A Repsol culpou a extensão de um imposto sobre lucros inesperados para empresas de energia por sua decisão. Mas Tomás Malango, diretor de combustíveis renováveis e economia circular da empresa, disse que poucos projetos na Europa chegaram a uma decisão final de investimento porque havia pouca flexibilidade nas regras da UE. “O risco é maior se você só tiver uma chance”, avaliou.

Apesar dos atrasos, apenas uma pequena fração dos projetos no mundo foi cancelada, proporcionando esperança à indústria de que a clarificação por parte da União Europeia e dos EUA sobre incentivos e regulamentação poderia ajudar o setor a se recuperar.
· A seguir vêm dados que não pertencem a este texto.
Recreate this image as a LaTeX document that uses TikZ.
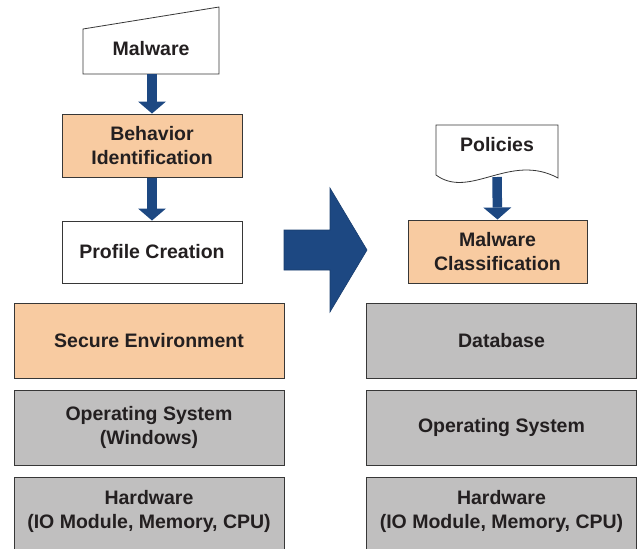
\documentclass[tikz,border=0pt]{standalone}
\usepackage{fontspec}
\setmainfont{Liberation Sans}
\usetikzlibrary{arrows.meta}
\definecolor{peach}{RGB}{248,203,161}
\definecolor{boxgray}{RGB}{192,191,191}
\definecolor{arrowblue}{RGB}{29,72,130}
\definecolor{edgecol}{RGB}{55,55,55}
\definecolor{txt}{RGB}{35,31,32}
\begin{document}
\begin{tikzpicture}[x=1pt,y=-1pt,
  lbl/.style={font=\bfseries\fontsize{19.5}{24}\selectfont, text=txt, align=center, inner sep=0pt},
  box/.style={lbl, draw=edgecol, line width=1pt, rectangle},
  peachbox/.style={box, fill=peach},
  graybox/.style={box, fill=boxgray},
  whitebox/.style={box, fill=white},
  flow/.style={draw=arrowblue, line width=9.5pt, -{Triangle[width=28pt,length=12pt,line width=0pt]}},
  outlineshape/.style={draw=edgecol, line width=0.8pt, fill=white}]
\useasboundingbox (0,0) rectangle (638,549);
\clip (0,0) rectangle (638,549);

% Malware (manual input shape)
\draw[outlineshape] (83,29) -- (219,7) -- (219,74) -- (83,74) -- cycle;
\node[lbl] (malware) at (151,49) {Malware};
\coordinate (malbot) at (152,74);

\node[peachbox, minimum width=180pt, minimum height=63pt] (behav) at (152,145.5) {Behavior\\Identification};
\node[whitebox, minimum width=180pt, minimum height=62pt] (profile) at (152,252) {Profile Creation};

\draw[flow] (malbot) -- (behav.north);
\draw[flow] (behav.south) -- (profile.north);

% left stack
\node[peachbox, minimum width=270pt, minimum height=75pt] (secure) at (149,340.5) {Secure Environment};
\node[graybox, minimum width=270pt, minimum height=75pt] (osl) at (149,427.5) {Operating System\\(Windows)};
\node[graybox, minimum width=270pt, minimum height=80pt] (hwl) at (149,517) {};
\node[lbl] (hwltext) at (149,511) {Hardware\\(IO Module, Memory, CPU)};

% big arrow
\fill[arrowblue, draw=arrowblue!85!black, line width=0.6pt] (284,230) -- (330,230) -- (330,188) -- (367,250) -- (330,312) -- (330,270) -- (284,270) -- cycle;

% Policies (document shape)
\draw[outlineshape] (436,125) -- (558,125) -- (558,178) .. controls (510,152) and (470,200) .. (436,175) -- cycle;
\node[lbl] (policies) at (497,145) {Policies};
\coordinate (polbot) at (497,177);

\node[peachbox, minimum width=179pt, minimum height=63pt] (mclass) at (497.5,251.5) {Malware\\Classification};
\draw[flow] (polbot) -- (mclass.north);

% right stack
\node[graybox, minimum width=270pt, minimum height=75pt] (db) at (501.5,340.5) {Database};
\node[graybox, minimum width=270pt, minimum height=75pt] (osr) at (501.5,427.5) {Operating System};
\node[graybox, minimum width=270pt, minimum height=80pt] (hwr) at (501.5,517) {};
\node[lbl] (hwrtext) at (501.5,511) {Hardware\\(IO Module, Memory, CPU)};
\end{tikzpicture}
\end{document}
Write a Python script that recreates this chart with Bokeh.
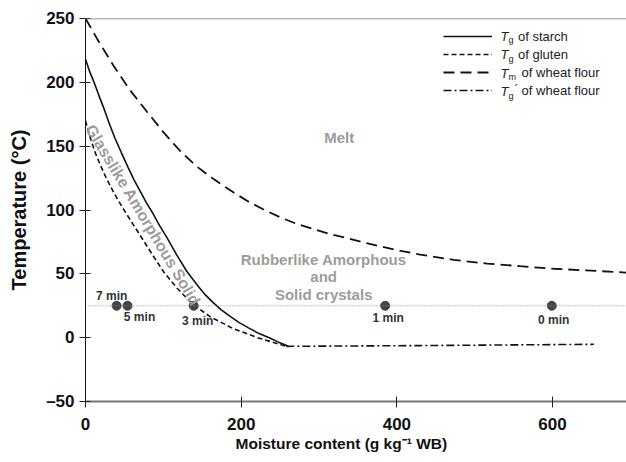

A Wood Mackenzie estima que cerca de 2% da capacidade existente e planejada de hidrogênio de baixo carbono foi descartada ou cancelada nos últimos 18 meses.
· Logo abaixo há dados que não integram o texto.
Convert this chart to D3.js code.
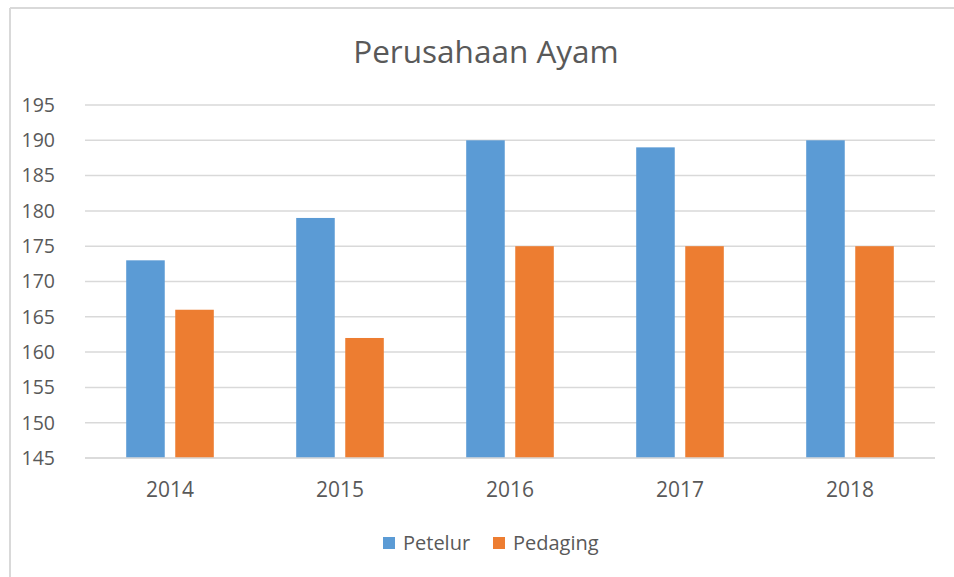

As petrolíferas Saudi Aramco e Adnoc, do Oriente Médio, continuam a investir em hidrogênio limpo, com a última tendo assinado um acordo no mês passado para comprar uma participação de 35% no projeto de hidrogênio Baytown da ExxonMobil no Texas.

A Comissão Europeia lançou um modelo de financiamento no início deste ano para reduzir o custo do hidrogênio verde e buscava criar “mercados de demanda” por meio de leilões públicos, de acordo com autoridades envolvidas. O Departamento de Energia dos EUA reservou US$ 1 bilhão (R$ 5,7 bilhões) para um programa para estimular a demanda por hidrogênio.

Mas a indústria de hidrogênio europeia reclamou que a definição de hidrogênio verde da comissão é muito rígida. Nos EUA, um debate acirrado tem ocorrido há quase dois anos sobre o tamanho do rigor que o governo Biden deve estabelecer para o hidrogênio verde em suas regras de crédito fiscal, atrasando investimentos e forçando desenvolvedores a queimar caixa.

Aviva Aron-Dine, secretária assistente do Tesouro para política tributária, disse a jornalistas no início deste mês que as regras finais para o hidrogênio seriam divulgadas até o final do ano.

“Resumindo, o IRA é uma ferramenta muito boa em princípio, mas quando há clareza limitada sobre as regulamentações… é difícil tomar a decisão final de investimento”, disse Volldal.

“Você tem esse grande cofrinho, e não consegue tirar nada dele. Você o sacode, mas nada sai.”